Walking the Desert Road

Monday People

Those who grieve feel like Saturday people, in the Christian Holy Week lexicon of events. They wait in the dark, uncertain space between death and life, between the despair of Good Friday and the joy of Easter Sunday, finding it hard to believe that anything is left, because everywhere they look, they see destruction and emptiness.

Now it’s Monday. The dream that the disciples were counting on was over, and the person they loved was dead. But they had changed because of him and, sink or swim, they would continue on and build the dream back up on their own. At this point, they don’t know what is going to happen, either, but they head into the desert and begin to create a new life with what is left.

As they walk this road, they find people heading in the same direction, and they share with each other what helps them get through each day. They feel strengthened and encouraged because they are no longer alone on this journey.

This year, the Jewish Passover was also celebrated on Saturday. It commemorates the Israelites fleeing their homes in Egypt and going into the desert where they had to learn how to survive.

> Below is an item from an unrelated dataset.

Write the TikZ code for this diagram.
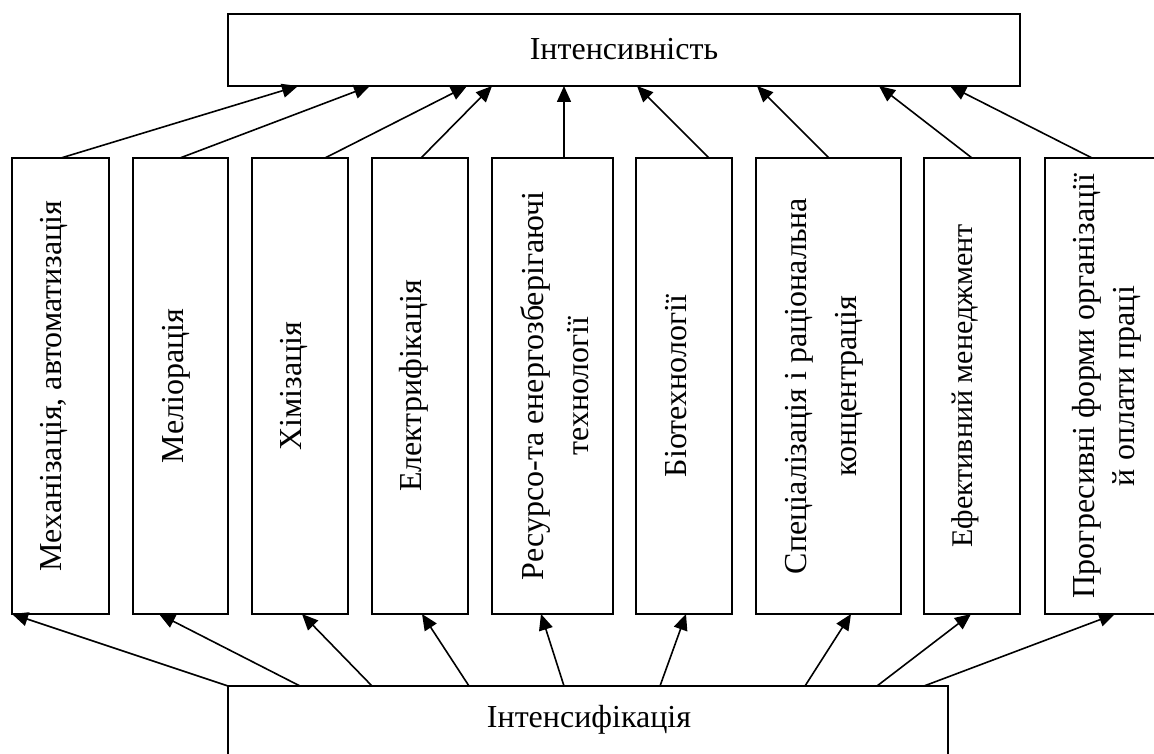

As in those days a long time ago, it will take people who are grieving today time to cross their desert and learn how to live in their new land. With the help of others, they will find hope, joy and love again.

The journey through grief begins here, in the desert where nothing is familiar and nothing seems certain. It is here where Monday becomes Tuesday, then Wednesday, and then the rest of their lives.

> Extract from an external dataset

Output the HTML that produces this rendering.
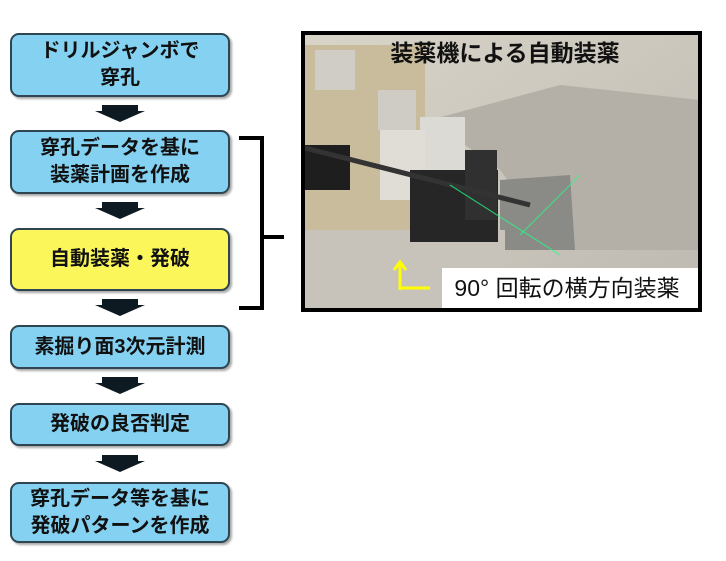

  1. Thank you for this one, Mark. I find a desert, then oasis, then more desert when I hoped the oasis would go on and on. I have not found a new harbor--or place at the table--that feels trustworthy and constant. Of course, memory idealizes what life was like before a loss, but there was always the one person to turn to in difficult moments. Independence feels overrated this morning. Another walk? More meditation? Just feeling what is?

    1. I'm thankful that both of us kept journals during grief, because memory does idealize the past. The journals keep us honest. Yes, such joy when that first oasis appears. And then more desert. But then another oasis. Not having that one other person who is always there is hard. A walk? Yes. Meditation? Yes - feel deeply what is, breathe, and release.